The president is expected to invoke the Antiquities Act to designate nearly 54,000 of high country near Leadville and Vail as the Camp Hale-Continental Divide National Monument. The designation aims to protect and preserve the training ground for the legendary 10th Mountain Division in World War II. Those troops both helped turn the tide of the war and returned to launch Colorado’s ski industry.

The designation, which includes the Tenmile Range, also cites the area’s significance to the Ute Tribes. The U.S. government forced those people to relinquish the area and much of their ancestral homeland in the mid-1800s, according to the White House. It still houses burial sites thousands of years old and remains culturally and spiritually significant to the people.

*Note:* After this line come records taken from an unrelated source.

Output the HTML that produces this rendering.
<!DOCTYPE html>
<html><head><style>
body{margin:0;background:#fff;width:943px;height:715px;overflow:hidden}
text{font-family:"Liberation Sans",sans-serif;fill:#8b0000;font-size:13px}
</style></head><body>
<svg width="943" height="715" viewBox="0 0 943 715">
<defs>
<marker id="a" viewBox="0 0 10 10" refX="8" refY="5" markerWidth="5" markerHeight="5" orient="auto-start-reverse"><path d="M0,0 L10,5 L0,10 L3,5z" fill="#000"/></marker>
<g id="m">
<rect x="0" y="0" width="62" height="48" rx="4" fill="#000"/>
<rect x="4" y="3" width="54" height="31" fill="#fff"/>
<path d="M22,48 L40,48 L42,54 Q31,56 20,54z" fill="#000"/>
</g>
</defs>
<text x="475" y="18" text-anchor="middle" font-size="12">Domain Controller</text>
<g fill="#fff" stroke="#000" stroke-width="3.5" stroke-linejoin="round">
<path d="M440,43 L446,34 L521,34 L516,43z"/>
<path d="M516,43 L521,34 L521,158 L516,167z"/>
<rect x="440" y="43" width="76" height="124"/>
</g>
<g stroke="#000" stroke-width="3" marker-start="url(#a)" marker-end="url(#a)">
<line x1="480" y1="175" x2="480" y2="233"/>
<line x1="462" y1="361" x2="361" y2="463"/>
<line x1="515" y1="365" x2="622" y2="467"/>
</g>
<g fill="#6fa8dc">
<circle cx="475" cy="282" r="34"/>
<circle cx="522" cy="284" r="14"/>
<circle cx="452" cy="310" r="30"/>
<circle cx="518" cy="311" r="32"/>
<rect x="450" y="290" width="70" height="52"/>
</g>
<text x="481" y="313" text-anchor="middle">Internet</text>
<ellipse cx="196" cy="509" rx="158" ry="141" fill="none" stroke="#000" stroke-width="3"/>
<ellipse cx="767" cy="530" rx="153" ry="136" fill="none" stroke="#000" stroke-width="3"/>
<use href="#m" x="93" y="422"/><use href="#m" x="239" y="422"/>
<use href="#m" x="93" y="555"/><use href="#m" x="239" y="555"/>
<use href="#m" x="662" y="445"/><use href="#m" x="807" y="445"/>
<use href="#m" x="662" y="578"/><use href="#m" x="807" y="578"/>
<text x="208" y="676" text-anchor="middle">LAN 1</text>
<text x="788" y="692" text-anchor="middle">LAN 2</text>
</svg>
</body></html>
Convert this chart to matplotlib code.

The White House also cites the area’s ecological diversity and natural habitat in the designation.

The designation will protect existing uses for the area while prohibiting new development there. It will be the first completely new national monument designated by Biden. The U.S. Forest Service will manage the new national monument. It will be tasked with developing resources to educate visitors on the area’s significance and history of the Ute people and the 10th Mountain Division.

“This is great news for Coloradans and military veterans, who called on President Biden to protect this important historical site and the landscape surrounding it,” Center for Western Priorities Executive Director Jennifer Rokala said in a statement after reports of the president’s plan published. “It’s a welcome sign that the president is listening to Westerners who want to see public lands and landmarks protected for future generations.”